Set down, please, exactly the lines below that run from the line with "Recreate this image" to the line with "const STEP_MHZ = 3;", both lines included.
::: DATA SUPPLIED :::
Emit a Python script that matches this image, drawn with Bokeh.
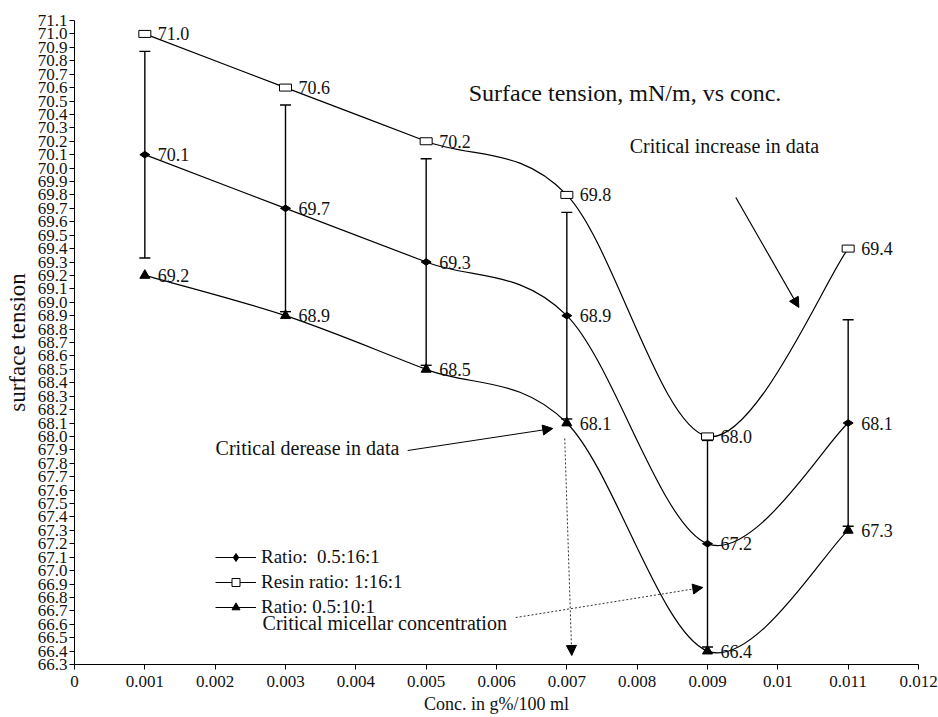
:::
::: DATA SUPPLIED :::
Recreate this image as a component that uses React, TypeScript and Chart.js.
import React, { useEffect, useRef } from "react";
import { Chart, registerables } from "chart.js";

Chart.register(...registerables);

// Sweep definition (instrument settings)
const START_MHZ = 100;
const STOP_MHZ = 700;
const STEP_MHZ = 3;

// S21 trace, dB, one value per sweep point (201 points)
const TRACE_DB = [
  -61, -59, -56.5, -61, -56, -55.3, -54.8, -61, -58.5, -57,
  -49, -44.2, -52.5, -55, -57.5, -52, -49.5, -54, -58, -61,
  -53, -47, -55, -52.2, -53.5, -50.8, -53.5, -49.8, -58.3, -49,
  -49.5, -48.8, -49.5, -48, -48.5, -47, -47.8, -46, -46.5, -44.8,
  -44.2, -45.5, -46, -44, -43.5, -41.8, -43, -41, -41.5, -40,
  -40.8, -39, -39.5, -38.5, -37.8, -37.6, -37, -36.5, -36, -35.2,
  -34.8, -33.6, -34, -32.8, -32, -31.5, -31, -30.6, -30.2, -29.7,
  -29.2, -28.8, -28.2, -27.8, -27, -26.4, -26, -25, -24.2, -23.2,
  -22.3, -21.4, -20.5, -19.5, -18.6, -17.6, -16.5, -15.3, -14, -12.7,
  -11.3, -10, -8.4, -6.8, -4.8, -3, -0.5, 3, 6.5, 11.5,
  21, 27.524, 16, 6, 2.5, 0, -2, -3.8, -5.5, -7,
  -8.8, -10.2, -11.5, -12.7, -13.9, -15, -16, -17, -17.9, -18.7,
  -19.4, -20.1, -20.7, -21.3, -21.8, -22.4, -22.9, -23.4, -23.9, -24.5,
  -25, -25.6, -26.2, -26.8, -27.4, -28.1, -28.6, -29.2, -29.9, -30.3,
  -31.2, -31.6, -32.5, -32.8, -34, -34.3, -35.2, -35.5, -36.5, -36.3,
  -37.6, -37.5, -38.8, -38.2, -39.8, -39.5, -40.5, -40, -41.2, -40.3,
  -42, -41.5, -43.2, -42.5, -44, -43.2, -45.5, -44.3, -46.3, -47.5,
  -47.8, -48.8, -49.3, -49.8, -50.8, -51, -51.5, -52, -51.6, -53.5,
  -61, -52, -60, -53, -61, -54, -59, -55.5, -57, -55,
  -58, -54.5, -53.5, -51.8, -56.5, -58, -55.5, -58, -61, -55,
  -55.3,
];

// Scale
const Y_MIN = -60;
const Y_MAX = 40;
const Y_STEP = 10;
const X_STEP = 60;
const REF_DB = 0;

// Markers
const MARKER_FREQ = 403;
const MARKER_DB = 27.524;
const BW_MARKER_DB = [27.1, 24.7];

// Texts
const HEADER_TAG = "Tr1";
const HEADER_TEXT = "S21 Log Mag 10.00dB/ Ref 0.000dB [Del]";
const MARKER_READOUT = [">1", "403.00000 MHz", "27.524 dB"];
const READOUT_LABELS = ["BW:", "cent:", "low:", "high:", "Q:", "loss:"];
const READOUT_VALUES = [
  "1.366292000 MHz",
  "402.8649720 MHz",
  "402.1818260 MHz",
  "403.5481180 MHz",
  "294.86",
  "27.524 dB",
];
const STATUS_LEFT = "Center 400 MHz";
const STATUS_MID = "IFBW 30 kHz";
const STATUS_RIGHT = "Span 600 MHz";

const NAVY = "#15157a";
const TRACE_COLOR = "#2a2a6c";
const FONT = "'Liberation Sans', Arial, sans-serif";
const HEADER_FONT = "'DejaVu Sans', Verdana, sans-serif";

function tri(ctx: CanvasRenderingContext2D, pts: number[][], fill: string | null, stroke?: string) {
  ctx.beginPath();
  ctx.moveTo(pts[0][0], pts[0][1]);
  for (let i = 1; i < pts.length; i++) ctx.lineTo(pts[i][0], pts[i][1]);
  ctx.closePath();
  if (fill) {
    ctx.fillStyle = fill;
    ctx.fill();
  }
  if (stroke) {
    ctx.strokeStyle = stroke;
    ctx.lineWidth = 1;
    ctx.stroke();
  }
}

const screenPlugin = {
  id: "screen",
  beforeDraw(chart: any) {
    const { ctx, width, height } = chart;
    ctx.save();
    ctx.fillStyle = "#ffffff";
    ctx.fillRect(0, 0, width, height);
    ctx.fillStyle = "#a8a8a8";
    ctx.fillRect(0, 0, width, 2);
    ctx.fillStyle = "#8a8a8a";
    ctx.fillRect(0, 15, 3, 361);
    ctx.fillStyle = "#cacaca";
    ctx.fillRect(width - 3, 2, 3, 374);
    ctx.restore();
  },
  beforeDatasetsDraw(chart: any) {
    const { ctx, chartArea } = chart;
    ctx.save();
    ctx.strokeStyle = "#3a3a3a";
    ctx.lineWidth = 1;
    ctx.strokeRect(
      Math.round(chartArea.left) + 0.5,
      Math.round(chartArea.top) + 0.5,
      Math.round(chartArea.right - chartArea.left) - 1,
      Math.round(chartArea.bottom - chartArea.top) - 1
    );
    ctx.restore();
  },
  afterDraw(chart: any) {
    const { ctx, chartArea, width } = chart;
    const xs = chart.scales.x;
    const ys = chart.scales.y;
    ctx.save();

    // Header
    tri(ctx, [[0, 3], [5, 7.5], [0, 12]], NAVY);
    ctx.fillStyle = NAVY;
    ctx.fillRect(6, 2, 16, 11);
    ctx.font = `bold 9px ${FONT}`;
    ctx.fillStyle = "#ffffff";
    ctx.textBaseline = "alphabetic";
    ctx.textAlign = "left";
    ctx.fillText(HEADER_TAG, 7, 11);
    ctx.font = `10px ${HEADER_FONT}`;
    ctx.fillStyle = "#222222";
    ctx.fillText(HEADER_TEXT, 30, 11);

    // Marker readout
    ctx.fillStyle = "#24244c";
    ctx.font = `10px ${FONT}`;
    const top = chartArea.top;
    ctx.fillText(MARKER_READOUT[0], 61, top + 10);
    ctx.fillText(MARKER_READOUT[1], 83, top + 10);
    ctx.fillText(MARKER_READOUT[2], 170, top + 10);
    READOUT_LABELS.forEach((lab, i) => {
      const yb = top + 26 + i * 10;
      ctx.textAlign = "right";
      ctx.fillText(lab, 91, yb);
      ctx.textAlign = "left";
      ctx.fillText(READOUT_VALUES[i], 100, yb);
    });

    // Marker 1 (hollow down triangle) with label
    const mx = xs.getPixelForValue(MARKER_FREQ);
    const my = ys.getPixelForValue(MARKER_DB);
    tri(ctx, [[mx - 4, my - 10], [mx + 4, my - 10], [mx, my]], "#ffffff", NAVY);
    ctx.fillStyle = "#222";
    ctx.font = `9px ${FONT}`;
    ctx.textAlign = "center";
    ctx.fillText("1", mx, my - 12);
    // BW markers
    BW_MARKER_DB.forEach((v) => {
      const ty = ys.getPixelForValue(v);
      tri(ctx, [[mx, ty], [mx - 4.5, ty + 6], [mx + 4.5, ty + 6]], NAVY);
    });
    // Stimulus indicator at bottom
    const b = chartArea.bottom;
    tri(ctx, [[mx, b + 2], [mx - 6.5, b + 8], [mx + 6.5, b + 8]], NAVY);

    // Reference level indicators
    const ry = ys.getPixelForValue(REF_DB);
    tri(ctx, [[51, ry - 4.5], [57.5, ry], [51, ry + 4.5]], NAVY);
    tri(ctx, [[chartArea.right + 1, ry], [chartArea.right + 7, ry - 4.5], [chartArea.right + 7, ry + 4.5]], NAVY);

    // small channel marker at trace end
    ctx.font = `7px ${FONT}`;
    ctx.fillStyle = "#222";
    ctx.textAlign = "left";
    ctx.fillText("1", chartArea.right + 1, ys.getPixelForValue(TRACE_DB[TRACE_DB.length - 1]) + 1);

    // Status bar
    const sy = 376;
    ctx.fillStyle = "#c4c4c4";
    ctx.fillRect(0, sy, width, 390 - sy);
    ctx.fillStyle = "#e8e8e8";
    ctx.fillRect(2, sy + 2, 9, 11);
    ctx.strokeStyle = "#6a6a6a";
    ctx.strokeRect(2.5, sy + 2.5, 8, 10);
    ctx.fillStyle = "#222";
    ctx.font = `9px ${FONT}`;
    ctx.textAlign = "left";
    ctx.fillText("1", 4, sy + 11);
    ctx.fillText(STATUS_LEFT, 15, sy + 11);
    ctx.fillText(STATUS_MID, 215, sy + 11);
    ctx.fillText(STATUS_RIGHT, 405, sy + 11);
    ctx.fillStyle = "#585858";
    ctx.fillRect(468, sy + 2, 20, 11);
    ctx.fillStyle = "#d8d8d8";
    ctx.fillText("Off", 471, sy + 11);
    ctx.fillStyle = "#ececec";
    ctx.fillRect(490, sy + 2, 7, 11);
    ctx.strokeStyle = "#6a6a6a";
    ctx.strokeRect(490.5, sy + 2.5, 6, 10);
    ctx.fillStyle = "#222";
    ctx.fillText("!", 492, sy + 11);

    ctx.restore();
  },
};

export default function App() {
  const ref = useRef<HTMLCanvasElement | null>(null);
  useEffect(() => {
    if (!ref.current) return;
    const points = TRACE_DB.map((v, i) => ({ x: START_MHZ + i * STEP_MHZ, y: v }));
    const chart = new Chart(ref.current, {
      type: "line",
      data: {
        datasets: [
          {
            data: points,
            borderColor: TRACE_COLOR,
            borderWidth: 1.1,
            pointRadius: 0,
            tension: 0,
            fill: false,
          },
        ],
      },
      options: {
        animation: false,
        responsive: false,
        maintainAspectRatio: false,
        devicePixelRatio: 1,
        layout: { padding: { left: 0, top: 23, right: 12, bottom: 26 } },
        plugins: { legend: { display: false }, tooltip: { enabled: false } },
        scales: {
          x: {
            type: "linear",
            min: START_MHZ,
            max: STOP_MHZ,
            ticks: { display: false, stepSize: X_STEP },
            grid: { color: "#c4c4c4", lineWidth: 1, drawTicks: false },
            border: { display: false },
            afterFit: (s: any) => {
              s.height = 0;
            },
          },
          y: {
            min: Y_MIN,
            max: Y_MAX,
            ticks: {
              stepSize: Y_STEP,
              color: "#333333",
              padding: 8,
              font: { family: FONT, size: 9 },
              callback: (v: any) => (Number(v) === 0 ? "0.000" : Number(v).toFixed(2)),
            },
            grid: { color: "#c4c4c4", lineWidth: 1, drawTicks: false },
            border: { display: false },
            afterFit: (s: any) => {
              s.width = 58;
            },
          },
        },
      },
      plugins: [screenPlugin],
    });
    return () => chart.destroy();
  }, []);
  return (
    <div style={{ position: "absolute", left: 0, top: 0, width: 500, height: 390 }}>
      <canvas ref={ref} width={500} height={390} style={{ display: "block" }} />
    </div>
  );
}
:::
COMPLETE RESPONSE –
Recreate this image as a component that uses React, TypeScript and Chart.js.
import React, { useEffect, useRef } from "react";
import { Chart, registerables } from "chart.js";

Chart.register(...registerables);

// Sweep definition (instrument settings)
const START_MHZ = 100;
const STOP_MHZ = 700;
const STEP_MHZ = 3;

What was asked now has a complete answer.